Bob Shiles firstname.lastname@example.org
April 24, 2014
LUMBERTON — Early voting for the May 6 primary election got off to a quick start today with close to 40 voters casting their ballots by 9 a.m. at the Board of Elections office in Lumberton.
Early voting sites were also open in Fairmont, Maxton and Pembroke, but The Robesonian was unable to get any information on how voting was going there.
“We’re off to a good start,” said Tina Bledsoe, an elections technician with the Board of Elections. “One voter actually danced up to the ballot box.”
Bledsoe said that when the doors to the polls opened at 8:15 a.m., there were already a few voters in line waiting to cast their ballots. She said so far, so good.
“We have had had no problems with candidates or campaign workers, and all of our equipment is working fine,” she said.
Through May 3, residents can cast their ballots for candidates seeking their parties’ nominations for the offices of county commissioner, sheriff, clerk of Superior Court, district attorney, judgeships, state senator, state representatives and the Public Schools of Robeson County Board of Education, which is non-partisan.
Four polling sites are open throughout the county in locations where G.L. Pridgen, director of the Robeson County Board of Elections, anticipates the heaviest voter turnout.
Voters can cast ballots at the Board of Elections Office at 800 N. Walnut St. in Lumberton; the senior center in Fairmont; and at the Maxton and Pembroke public libraries. A new law requires that all voters cast their ballots in the precinct where they live.

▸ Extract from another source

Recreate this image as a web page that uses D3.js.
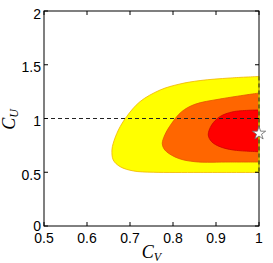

Polling sites and hours are as follows:
— Board of Elections office: Weekdays from 8:15 a.m to 5:15 p.m., and 8 a.m. to 1 p.m. on May 3, which is a Saturday.
— Fairmont, Maxton and Pembroke: Today, Friday, May 1 and May 2 from 9 a.m. to 5 p.m.; and on May 3 from 8 a.m. to 1 p.m.
Because of new election laws, voter registration no longer is permitted during early voting. The last day to register to vote was April 11.
In anticipation of a new law that takes effect in 2016, voters will be asked if they have a photo ID but will not be required to show it in order to vote, Pridgen said. Those who do not have a voter ID will be given information on how one can be obtained.
Voting on May 6 will take place from 6:30 a.m. to 7:30 p.m. Polling sites will be open in all of the county’s precincts.
According to Pridgen, there are 52,900 registered Democrats, 8,700 registered Republicans, and 12,700 registered unaffiliated voters, who can participate in either the Democratic or Republican primary. About 27 percent of registered voters cast ballots in the 2010 primary.